"El campanilleo navideño habitual, paz y amor bajo la fluorescencia del neón, últimas rebajas. Tras ochenta y cinco navidades, esta edulcorada parafernalia se me antoja grotesca, sin valor y sin sentido". Estas rotundas palabras de Sándor Marai me han acompañado en las últimas semanas como un estribillo que luchase contra el mira como beben los peces en el río, como si trataran de borrar los ripios que me han llegado a través del móvil, como si fueran una clave secreta que emergiera entre los bigotes de los langostinos que no he querido probar. Las palabras de Marai, escritas en ese momento en el que la vida pesa más por lo que resta que por lo que promete, han sido una linterna que ha impedido que me pierda por la ciudad inhóspita, invadida por marionetas con visa y por escaparates que prometen paraísos de papel. Como cada año cuando llega diciembre he intentado, sin mucho éxito, escapar. Despojarme del uniforme que me hace idéntico, aún con el riesgo de quedarme a solas en mi isla. Como un Robinson amenazado por piratas y tiburones. Con la cobardía del que no tiene fuerzas para luchar contra la masa que anula el color de sus ojos, el acento de su voz, incluso las huellas de unos dedos que no se atreve a poner en las llagas que sangran.

Diciembre, como todos los tiempos prostituidos por los rituales, ha vuelto a poner sobre el escenario los mismos decorados, el mismo guión, las mismas figuras de un belén heredado. Como si las hojas del calendario no hubieran caído y nos obligaran a repetir una y mil veces la misma sonrisa postiza, el mismo brindis, el mismo abrazo que nuestro cuerpo da obedeciendo más al cerebro que al corazón. El final del año ha vuelto a demostrarme que la Navidad es un tiempo reaccionario, que pretende mantenernos estáticos, con los pies hundidos en el fango de la tradición, que nos trata como si aún fuéramos niños y necesitáramos de su cobijo empalagoso para protegernos del mundo de los adultos. Ese mundo en el que la familia es como un útero en el que es posible compartir mariscos mientras que la Jesulina canta villancicos en Canal Sur. Un refugio venenosamente acogedor que comete el gran error de alzarse sobre la falsa idea de que sus miembros son siempre iguales y de que ellos pasan por la vida pero no la vida por ellos. Como si en vez de humanos fueran las figuritas del belén, estúpidamente iguales por los siglos de los siglos, con la misma sonrisa idiota con la que parecen reír el chiste machista de algún cuñado o tolerar los gritos de tanto niño educado en la equivalencia del adjetivo "mágico" y del verbo "tener".
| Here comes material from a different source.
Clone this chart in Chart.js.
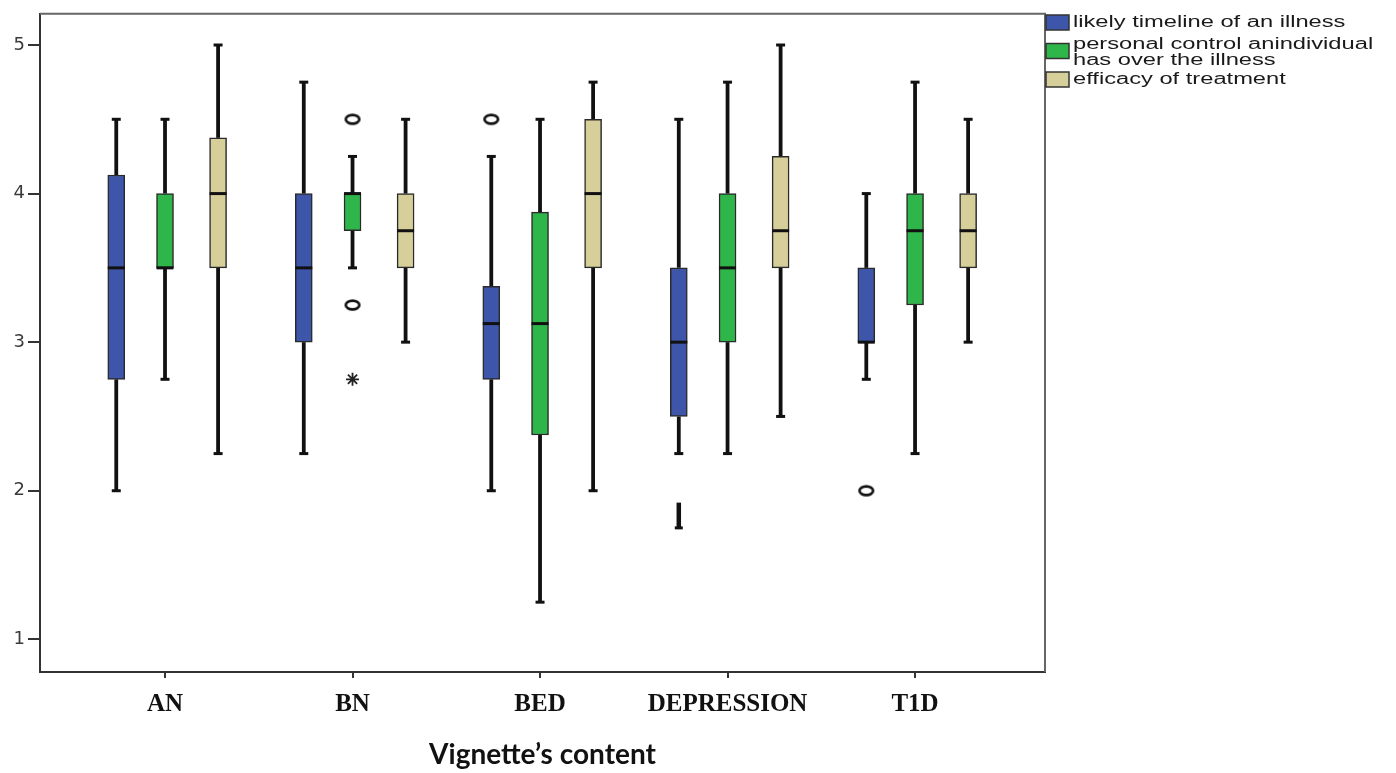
<!DOCTYPE html>
<html>
<head>
<meta charset="utf-8">
<title>Vignette's content</title>
<script src="https://cdn.jsdelivr.net/npm/chart.js@4.4.1/dist/chart.umd.min.js"></script>
<style>
    html, body { margin: 0; padding: 0; background: #fff; }
    #wrap { width: 1396px; height: 773px; position: relative; }
</style>
</head>
<body>
<div id="wrap"><canvas id="chart1"></canvas></div>
<script>
// categories on the x axis
var categories = ["AN", "BN", "BED", "DEPRESSION", "T1D"];

// legend entries, one per series
var seriesLabels = [
    ["likely timeline of an illness"],
    ["personal control anindividual", "has over the illness"],
    ["efficacy of treatment"]
];
var seriesColors = ["#3d56aa", "#2eb64b", "#d6cf99"];

// [min, q1, median, q3, max] for each category
var timelineStats = [
    [2.0, 2.75, 3.5, 4.125, 4.5],
    [2.25, 3.0, 3.5, 4.0, 4.75],
    [2.0, 2.75, 3.125, 3.375, 4.25],
    [2.25, 2.5, 3.0, 3.5, 4.5],
    [2.75, 3.0, 3.0, 3.5, 4.0]
];
var controlStats = [
    [2.75, 3.5, 3.5, 4.0, 4.5],
    [3.5, 3.75, 4.0, 4.0, 4.25],
    [1.25, 2.375, 3.125, 3.875, 4.5],
    [2.25, 3.0, 3.5, 4.0, 4.75],
    [2.25, 3.25, 3.75, 4.0, 4.75]
];
var efficacyStats = [
    [2.25, 3.5, 4.0, 4.375, 5.0],
    [3.0, 3.5, 3.75, 4.0, 4.5],
    [2.0, 3.5, 4.0, 4.5, 4.75],
    [2.5, 3.5, 3.75, 4.25, 5.0],
    [3.0, 3.5, 3.75, 4.0, 4.5]
];

// outliers: [category index, series index, value]
var circleOutliers = [[1, 1, 4.5], [1, 1, 3.25], [2, 0, 4.5], [4, 0, 2.0]];
var starOutliers = [[1, 1, 2.75]];
// loose whisker piece below DEPRESSION / timeline: [category, series, from, to]
var looseWhiskers = [[3, 0, 1.75, 1.92]];

var yTicks = [1, 2, 3, 4, 5];

var allStats = [timelineStats, controlStats, efficacyStats];
// horizontal shift of each series inside its category
var seriesOffset = [-0.26, 0, 0.283];

// little ellipse used as the "o" outlier marker
var ringMarker = document.createElement("canvas");
ringMarker.width = 20;
ringMarker.height = 14;
(function () {
    var c = ringMarker.getContext("2d");
    c.strokeStyle = "#111";
    c.lineWidth = 2.6;
    c.beginPath();
    c.ellipse(10, 7, 6.8, 4.4, 0, 0, Math.PI * 2);
    c.stroke();
})();

function outlierPoints(list) {
    return list.map(function (o) {
        return { x: o[0] + seriesOffset[o[1]], y: o[2] };
    });
}

var datasets = allStats.map(function (stats, s) {
    return {
        type: "bar",
        label: seriesLabels[s].join(" "),
        data: stats.map(function (st, i) {
            return { x: i + seriesOffset[s], y: [st[1], st[3]] };
        }),
        backgroundColor: seriesColors[s],
        borderColor: "#2a2a2a",
        borderWidth: 1.5,
        borderSkipped: false,
        barThickness: 17,
        grouped: false,
        order: 2
    };
});

datasets.push({
    type: "scatter",
    label: "outliers",
    data: outlierPoints(circleOutliers),
    pointStyle: ringMarker,
    order: 1
});
datasets.push({
    type: "scatter",
    label: "extremes",
    data: outlierPoints(starOutliers),
    pointStyle: "star",
    pointRadius: 6.5,
    borderColor: "#222",
    borderWidth: 1.8,
    order: 1
});

function line(ctx, x1, y1, x2, y2) {
    ctx.beginPath();
    ctx.moveTo(x1, y1);
    ctx.lineTo(x2, y2);
    ctx.stroke();
}

// whiskers behind the boxes, medians on top
var whiskerPlugin = {
    id: "whiskers",
    beforeDatasetsDraw: function (chart) {
        var ctx = chart.ctx, xs = chart.scales.x, ys = chart.scales.y;
        ctx.save();
        ctx.strokeStyle = "#111";
        allStats.forEach(function (stats, s) {
            stats.forEach(function (st, i) {
                var px = xs.getPixelForValue(i + seriesOffset[s]);
                ctx.lineWidth = 3.8;
                line(ctx, px, ys.getPixelForValue(st[0]), px, ys.getPixelForValue(st[1]));
                line(ctx, px, ys.getPixelForValue(st[3]), px, ys.getPixelForValue(st[4]));
                ctx.lineWidth = 3;
                line(ctx, px - 4.5, ys.getPixelForValue(st[0]), px + 4.5, ys.getPixelForValue(st[0]));
                line(ctx, px - 4.5, ys.getPixelForValue(st[4]), px + 4.5, ys.getPixelForValue(st[4]));
            });
        });
        looseWhiskers.forEach(function (w) {
            var px = xs.getPixelForValue(w[0] + seriesOffset[w[1]]);
            ctx.lineWidth = 4.5;
            line(ctx, px, ys.getPixelForValue(w[2]), px, ys.getPixelForValue(w[3]));
            ctx.lineWidth = 3;
            line(ctx, px - 4, ys.getPixelForValue(w[2]), px + 4, ys.getPixelForValue(w[2]));
        });
        ctx.restore();
    },
    afterDatasetsDraw: function (chart) {
        var ctx = chart.ctx, xs = chart.scales.x, ys = chart.scales.y;
        ctx.save();
        ctx.strokeStyle = "#111";
        ctx.lineWidth = 3;
        allStats.forEach(function (stats, s) {
            stats.forEach(function (st, i) {
                var px = xs.getPixelForValue(i + seriesOffset[s]);
                var py = ys.getPixelForValue(st[2]);
                line(ctx, px - 8.5, py, px + 8.5, py);
            });
        });
        ctx.restore();
    }
};

// top and right edges of the frame
var framePlugin = {
    id: "frame",
    afterDraw: function (chart) {
        var a = chart.chartArea, ctx = chart.ctx;
        ctx.save();
        ctx.strokeStyle = "#666";
        ctx.lineWidth = 2;
        ctx.beginPath();
        ctx.moveTo(a.left, a.top);
        ctx.lineTo(a.right, a.top);
        ctx.lineTo(a.right, a.bottom);
        ctx.stroke();
        ctx.restore();
    }
};

// SPSS style legend next to the plot, text drawn a bit stretched
var legendPlugin = {
    id: "sideLegend",
    afterDraw: function (chart) {
        var ctx = chart.ctx;
        var left = chart.chartArea.right + 1;
        ctx.save();
        seriesLabels.forEach(function (lines, i) {
            var top = 15 + i * 28.5;
            ctx.fillStyle = seriesColors[i];
            ctx.fillRect(left, top, 23, 15);
            ctx.strokeStyle = "#333";
            ctx.lineWidth = 1.5;
            ctx.strokeRect(left, top, 23, 15);
            ctx.fillStyle = "#1a1a1a";
            ctx.font = '16px "Liberation Sans", Arial, sans-serif';
            ctx.textBaseline = "middle";
            lines.forEach(function (txt, k) {
                var cy = top + 7.5 - (lines.length - 1) * 6 + k * 16;
                ctx.save();
                ctx.translate(left + 27, cy);
                ctx.scale(1.48, 1);
                ctx.fillText(txt, 0, 0);
                ctx.restore();
            });
        });
        ctx.restore();
    }
};

var ctx1 = document.getElementById("chart1").getContext("2d");
window.boxChart = new Chart(ctx1, {
    type: "bar",
    data: { datasets: datasets },
    plugins: [whiskerPlugin, framePlugin, legendPlugin],
    options: {
        responsive: true,
        maintainAspectRatio: false,
        animation: false,
        layout: { padding: { left: 0, top: 13, right: 351, bottom: 0 } },
        plugins: {
            legend: { display: false },
            tooltip: { enabled: false }
        },
        scales: {
            x: {
                type: "linear",
                offset: false,
                min: -0.6667,
                max: 4.693,
                afterBuildTicks: function (axis) {
                    axis.ticks = categories.map(function (c, i) { return { value: i }; });
                },
                afterFit: function (axis) { axis.height = 101; },
                ticks: {
                    autoSkip: false,
                    maxRotation: 0,
                    padding: 12,
                    color: "#111",
                    font: { family: '"Liberation Serif", "Times New Roman", serif', weight: "bold", size: 25 },
                    callback: function (value) { return categories[value]; }
                },
                grid: { offset: false, drawOnChartArea: false, drawTicks: true, tickLength: 6, color: "#333", lineWidth: 2 },
                border: { display: true, color: "#333", width: 2 },
                title: {
                    display: true,
                    text: "Vignette\u2019s content",
                    color: "#111",
                    padding: { top: 0, bottom: 1 },
                    font: { family: "Lato, sans-serif", weight: "bold", size: 28 }
                }
            },
            y: {
                min: 0.78,
                max: 5.21,
                afterBuildTicks: function (axis) {
                    axis.ticks = yTicks.map(function (v) { return { value: v }; });
                },
                afterFit: function (axis) { axis.width = 40; },
                ticks: {
                    padding: 3,
                    color: "#3a3a3a",
                    font: { family: '"DejaVu Sans", sans-serif', size: 18 }
                },
                grid: { drawOnChartArea: false, drawTicks: true, tickLength: 12, color: "#333", lineWidth: 2 },
                border: { display: true, color: "#333", width: 2 }
            }
        }
    }
});
</script>
</body>
</html>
He leído justo antes de Navidad los últimos diarios que Marai vomitó entre 1984 y 1989, cuando no le temía tanto a la muerte como al morir. Su prosa desgarradora ha vuelto a ser un espejo que me ha devuelto mi rostro. En él he redescubierto la terrible paradoja de la que somos prisioneros: la vida es fugaz y precisamente en esa fugacidad reside su belleza. Esa es la lección que una vez más me ha salvado del suicidio al que me invitaban los abetos de plástico. Ha sido ella la que me ha despertado al comprobar que mi rostro y el de los demás tenían más arrugas que hace un año. Me he dado cuenta de que la gran trampa de la Navidad es hacernos creer que el tiempo es siempre el mismo y que los sentimientos pueden ser eternos. Me he vuelto a convencer de que no puedo malgastar mi vida en un lago de aguas quietas y he asumido que mientras que la Navidad, mi familia o mi pueblo pretenden seguir siendo los mismos, yo cada año soy otro porque no he querido dejar de crecer. Por eso he entendido que Marai se quitara la vida cuando los días ya no le permitieron seguir volando. Con él he asumido que el derecho a morir forma parte de la vida y que ésta solo tiene sentido mientras que, escapando de la miel que paraliza nuestros pies, seguimos buscando la rama más alta del árbol. Lo demás es solo ir muriendo al arrullo de los peces en el río.